## PROVIDED DATA
▬▬▬▬▬▬▬▬▬▬
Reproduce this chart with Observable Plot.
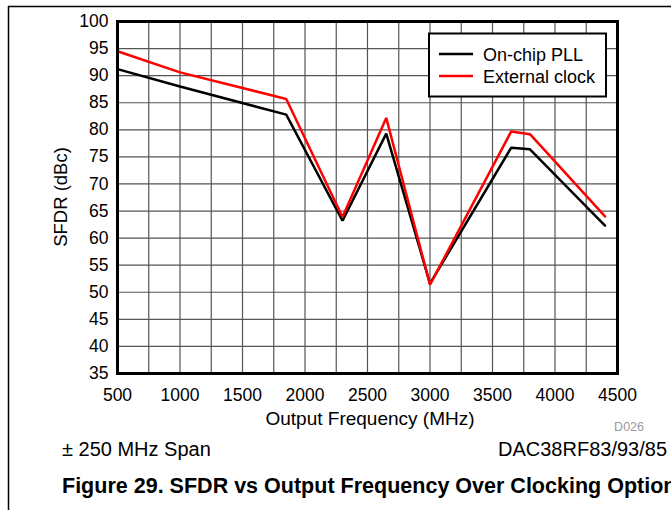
<!DOCTYPE html>
<html>
<head>
<meta charset="utf-8">
<script src="https://cdn.jsdelivr.net/npm/d3@7"></script>
<script src="https://cdn.jsdelivr.net/npm/@observablehq/plot@0.6"></script>
<style>
  html, body { margin: 0; padding: 0; background: #fff; overflow: hidden; }
  #chart svg { display: block; }
</style>
</head>
<body>
<div id="chart"></div>
<script>
const freqs = [500, 1000, 1850, 2300, 2650, 3000, 3650, 3800, 4400];
const onChipPLL = [91.2, 88.0, 82.8, 63.2, 79.3, 51.6, 76.7, 76.4, 62.3];
const externalClock = [94.5, 90.6, 85.7, 63.9, 82.2, 51.4, 79.7, 79.2, 64.0];
const seriesNames = ["On-chip PLL", "External clock"];
const seriesColors = ["#000000", "#ff0000"];
const xTicks = [500, 1000, 1500, 2000, 2500, 3000, 3500, 4000, 4500];
const yTicks = [35, 40, 45, 50, 55, 60, 65, 70, 75, 80, 85, 90, 95, 100];
const xGrid = d3.range(500, 4501, 250);

const rows = [];
freqs.forEach((f, i) => rows.push({f, v: onChipPLL[i], s: seriesNames[0]}));
freqs.forEach((f, i) => rows.push({f, v: externalClock[i], s: seriesNames[1]}));

const font = "Arial, 'Liberation Sans', sans-serif";

const plot = Plot.plot({
  width: 671,
  height: 510,
  marginLeft: 117,
  marginRight: 54,
  marginTop: 21,
  marginBottom: 137,
  style: {fontFamily: font, fontSize: "17.5px", color: "#000", background: "#fff"},
  x: {domain: [500, 4500]},
  y: {domain: [35, 100]},
  color: {domain: seriesNames, range: seriesColors},
  marks: [
    Plot.gridX(xGrid, {stroke: "#555", strokeOpacity: 1, strokeWidth: 1.2}),
    Plot.gridY(yTicks, {stroke: "#555", strokeOpacity: 1, strokeWidth: 1.2}),
    Plot.axisX(xTicks, {tickSize: 0, tickPadding: 15, fontSize: 17.5, tickFormat: d3.format("d"), label: null}),
    Plot.axisY(yTicks, {tickSize: 0, tickPadding: 9, fontSize: 17.5, tickFormat: d3.format("d"), label: null}),
    Plot.line(rows, {x: "f", y: "v", z: "s", stroke: "s", strokeWidth: 2.5, strokeLinejoin: "miter"}),
    Plot.frame({stroke: "#000", strokeWidth: 3})
  ]
});

document.getElementById("chart").appendChild(plot);

const svg = d3.select(plot);
// page border lines
svg.append("line").attr("x1", 8).attr("x2", 671).attr("y1", 6.5).attr("y2", 6.5)
  .attr("stroke", "#000").attr("stroke-width", 1.5);
svg.append("line").attr("x1", 8.5).attr("x2", 8.5).attr("y1", 6).attr("y2", 510)
  .attr("stroke", "#000").attr("stroke-width", 1.5);

function txt(x, y, s, size, anchor, extra = {}) {
  const t = svg.append("text").attr("x", x).attr("y", y)
    .attr("text-anchor", anchor).attr("font-family", font)
    .attr("font-size", size).attr("fill", extra.fill || "#000").text(s);
  if (extra.bold) t.attr("font-weight", "bold");
  return t;
}

// axis titles
txt(370, 425, "Output Frequency (MHz)", 19, "middle");
svg.append("text").attr("transform", "translate(67,197) rotate(-90)").attr("text-anchor", "middle")
  .attr("font-family", font).attr("font-size", 18.5).attr("fill", "#000").text("SFDR (dBc)");

// legend
const lg = svg.append("g");
lg.append("rect").attr("x", 429).attr("y", 33.5).attr("width", 177).attr("height", 63)
  .attr("fill", "#fff").attr("stroke", "#000").attr("stroke-width", 2);
seriesNames.forEach((n, i) => {
  const yy = 54 + i * 22;
  lg.append("line").attr("x1", 439).attr("x2", 473).attr("y1", yy).attr("y2", yy)
    .attr("stroke", seriesColors[i]).attr("stroke-width", 2.5);
  lg.append("text").attr("x", 483).attr("y", yy + 6.5).attr("text-anchor", "start")
    .attr("font-family", font).attr("font-size", 18).attr("fill", "#000").text(n);
});

// annotations
txt(644, 431, "D026", 12.5, "end", {fill: "#999"});
txt(62, 456, "± 250 MHz Span", 20, "start");
txt(667, 456, "DAC38RF83/93/85", 20, "end");
const title = txt(62, 493, "Figure 29. SFDR vs Output Frequency Over Clocking Options", 16, "start", {bold: true});
// size so that "...Optio" ends near the right edge, as in the reference crop
const probe = txt(0, -100, "Figure 29. SFDR vs Output Frequency Over Clocking Optio", 16, "start", {bold: true});
const w = probe.node().getComputedTextLength();
probe.remove();
if (w > 0) title.attr("font-size", 16 * 602 / w);
</script>
</body>
</html>
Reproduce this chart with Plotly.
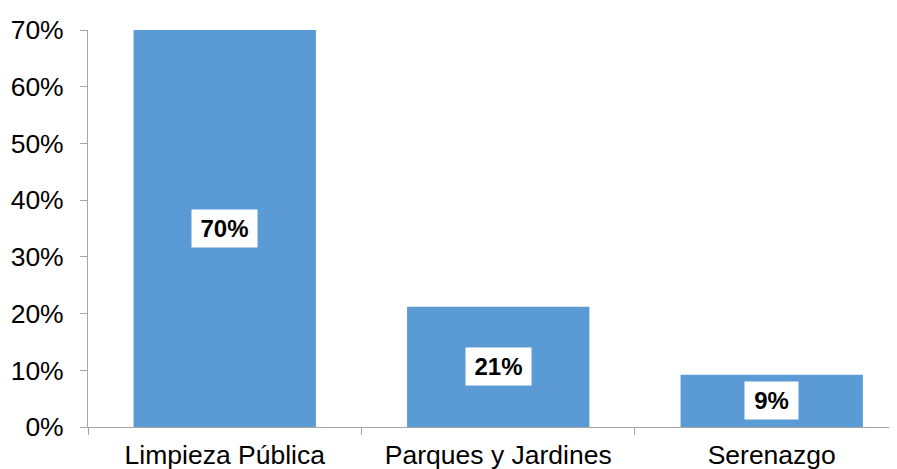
import plotly.graph_objects as go

categories = ["Limpieza Pública", "Parques y Jardines", "Serenazgo"]
values = [0.70, 0.212, 0.092]
labels = ["70%", "21%", "9%"]
y_ticks = [0, 0.1, 0.2, 0.3, 0.4, 0.5, 0.6, 0.7]
y_tick_text = ["0%", "10%", "20%", "30%", "40%", "50%", "60%", "70%"]

fig = go.Figure()
fig.add_trace(go.Bar(x=categories, y=values, marker=dict(color="#5B9BD5", line=dict(width=0)),
                     hoverinfo="skip"))

for c, v, t in zip(categories, values, labels):
    w = 55 if len(t) > 2 else 43
    fig.add_annotation(x=c, y=v / 2, text="<b>" + t + "</b>", showarrow=False,
                       font=dict(family="Liberation Sans, Arial", size=24, color="black"),
                       bgcolor="white", borderpad=5, width=w)

axis_col = "#A6A6A6"
# the page body adds an 8px margin, so the figure is sized to fill the 897x469 window
fig.update_layout(
    width=889, height=461,
    margin=dict(l=80, r=0, t=21.5, b=42, autoexpand=False),
    paper_bgcolor="white", plot_bgcolor="white",
    bargap=1/3, showlegend=False,
    font=dict(family="Liberation Sans, Arial", size=26.5, color="black"),
    xaxis=dict(range=[-0.5, 2.458], showline=True, linecolor=axis_col, linewidth=1,
               ticks="outside", tickson="boundaries", ticklen=7, tickcolor=axis_col,
               showgrid=False, zeroline=False, automargin=False, ticklabelstandoff=4),
    yaxis=dict(range=[0, 0.70], tickvals=y_ticks, ticktext=y_tick_text,
               showline=True, linecolor=axis_col, linewidth=1,
               ticks="outside", ticklen=7, tickcolor=axis_col, automargin=False,
               showgrid=False, zeroline=False, ticklabelstandoff=11),
)

fig.write_html("out.html")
▬▬▬▬▬▬▬▬▬▬
## BRIEF
The records above must be printed exactly; the pictures stay out.

## FINAL RESULT
Reproduce this chart with Observable Plot.
<!DOCTYPE html>
<html>
<head>
<meta charset="utf-8">
<script src="https://cdn.jsdelivr.net/npm/d3@7"></script>
<script src="https://cdn.jsdelivr.net/npm/@observablehq/plot@0.6"></script>
<style>
  html, body { margin: 0; padding: 0; background: #fff; overflow: hidden; }
  #chart svg { display: block; }
</style>
</head>
<body>
<div id="chart"></div>
<script>
const freqs = [500, 1000, 1850, 2300, 2650, 3000, 3650, 3800, 4400];
const onChipPLL = [91.2, 88.0, 82.8, 63.2, 79.3, 51.6, 76.7, 76.4, 62.3];
const externalClock = [94.5, 90.6, 85.7, 63.9, 82.2, 51.4, 79.7, 79.2, 64.0];
const seriesNames = ["On-chip PLL", "External clock"];
const seriesColors = ["#000000", "#ff0000"];
const xTicks = [500, 1000, 1500, 2000, 2500, 3000, 3500, 4000, 4500];
const yTicks = [35, 40, 45, 50, 55, 60, 65, 70, 75, 80, 85, 90, 95, 100];
const xGrid = d3.range(500, 4501, 250);

const rows = [];
freqs.forEach((f, i) => rows.push({f, v: onChipPLL[i], s: seriesNames[0]}));
freqs.forEach((f, i) => rows.push({f, v: externalClock[i], s: seriesNames[1]}));

const font = "Arial, 'Liberation Sans', sans-serif";

const plot = Plot.plot({
  width: 671,
  height: 510,
  marginLeft: 117,
  marginRight: 54,
  marginTop: 21,
  marginBottom: 137,
  style: {fontFamily: font, fontSize: "17.5px", color: "#000", background: "#fff"},
  x: {domain: [500, 4500]},
  y: {domain: [35, 100]},
  color: {domain: seriesNames, range: seriesColors},
  marks: [
    Plot.gridX(xGrid, {stroke: "#555", strokeOpacity: 1, strokeWidth: 1.2}),
    Plot.gridY(yTicks, {stroke: "#555", strokeOpacity: 1, strokeWidth: 1.2}),
    Plot.axisX(xTicks, {tickSize: 0, tickPadding: 15, fontSize: 17.5, tickFormat: d3.format("d"), label: null}),
    Plot.axisY(yTicks, {tickSize: 0, tickPadding: 9, fontSize: 17.5, tickFormat: d3.format("d"), label: null}),
    Plot.line(rows, {x: "f", y: "v", z: "s", stroke: "s", strokeWidth: 2.5, strokeLinejoin: "miter"}),
    Plot.frame({stroke: "#000", strokeWidth: 3})
  ]
});

document.getElementById("chart").appendChild(plot);

const svg = d3.select(plot);
// page border lines
svg.append("line").attr("x1", 8).attr("x2", 671).attr("y1", 6.5).attr("y2", 6.5)
  .attr("stroke", "#000").attr("stroke-width", 1.5);
svg.append("line").attr("x1", 8.5).attr("x2", 8.5).attr("y1", 6).attr("y2", 510)
  .attr("stroke", "#000").attr("stroke-width", 1.5);

function txt(x, y, s, size, anchor, extra = {}) {
  const t = svg.append("text").attr("x", x).attr("y", y)
    .attr("text-anchor", anchor).attr("font-family", font)
    .attr("font-size", size).attr("fill", extra.fill || "#000").text(s);
  if (extra.bold) t.attr("font-weight", "bold");
  return t;
}

// axis titles
txt(370, 425, "Output Frequency (MHz)", 19, "middle");
svg.append("text").attr("transform", "translate(67,197) rotate(-90)").attr("text-anchor", "middle")
  .attr("font-family", font).attr("font-size", 18.5).attr("fill", "#000").text("SFDR (dBc)");

// legend
const lg = svg.append("g");
lg.append("rect").attr("x", 429).attr("y", 33.5).attr("width", 177).attr("height", 63)
  .attr("fill", "#fff").attr("stroke", "#000").attr("stroke-width", 2);
seriesNames.forEach((n, i) => {
  const yy = 54 + i * 22;
  lg.append("line").attr("x1", 439).attr("x2", 473).attr("y1", yy).attr("y2", yy)
    .attr("stroke", seriesColors[i]).attr("stroke-width", 2.5);
  lg.append("text").attr("x", 483).attr("y", yy + 6.5).attr("text-anchor", "start")
    .attr("font-family", font).attr("font-size", 18).attr("fill", "#000").text(n);
});

// annotations
txt(644, 431, "D026", 12.5, "end", {fill: "#999"});
txt(62, 456, "± 250 MHz Span", 20, "start");
txt(667, 456, "DAC38RF83/93/85", 20, "end");
const title = txt(62, 493, "Figure 29. SFDR vs Output Frequency Over Clocking Options", 16, "start", {bold: true});
// size so that "...Optio" ends near the right edge, as in the reference crop
const probe = txt(0, -100, "Figure 29. SFDR vs Output Frequency Over Clocking Optio", 16, "start", {bold: true});
const w = probe.node().getComputedTextLength();
probe.remove();
if (w > 0) title.attr("font-size", 16 * 602 / w);
</script>
</body>
</html>
Reproduce this chart with Plotly.
import plotly.graph_objects as go

categories = ["Limpieza Pública", "Parques y Jardines", "Serenazgo"]
values = [0.70, 0.212, 0.092]
labels = ["70%", "21%", "9%"]
y_ticks = [0, 0.1, 0.2, 0.3, 0.4, 0.5, 0.6, 0.7]
y_tick_text = ["0%", "10%", "20%", "30%", "40%", "50%", "60%", "70%"]

fig = go.Figure()
fig.add_trace(go.Bar(x=categories, y=values, marker=dict(color="#5B9BD5", line=dict(width=0)),
                     hoverinfo="skip"))

for c, v, t in zip(categories, values, labels):
    w = 55 if len(t) > 2 else 43
    fig.add_annotation(x=c, y=v / 2, text="<b>" + t + "</b>", showarrow=False,
                       font=dict(family="Liberation Sans, Arial", size=24, color="black"),
                       bgcolor="white", borderpad=5, width=w)

axis_col = "#A6A6A6"
# the page body adds an 8px margin, so the figure is sized to fill the 897x469 window
fig.update_layout(
    width=889, height=461,
    margin=dict(l=80, r=0, t=21.5, b=42, autoexpand=False),
    paper_bgcolor="white", plot_bgcolor="white",
    bargap=1/3, showlegend=False,
    font=dict(family="Liberation Sans, Arial", size=26.5, color="black"),
    xaxis=dict(range=[-0.5, 2.458], showline=True, linecolor=axis_col, linewidth=1,
               ticks="outside", tickson="boundaries", ticklen=7, tickcolor=axis_col,
               showgrid=False, zeroline=False, automargin=False, ticklabelstandoff=4),
    yaxis=dict(range=[0, 0.70], tickvals=y_ticks, ticktext=y_tick_text,
               showline=True, linecolor=axis_col, linewidth=1,
               ticks="outside", ticklen=7, tickcolor=axis_col, automargin=False,
               showgrid=False, zeroline=False, ticklabelstandoff=11),
)

fig.write_html("out.html")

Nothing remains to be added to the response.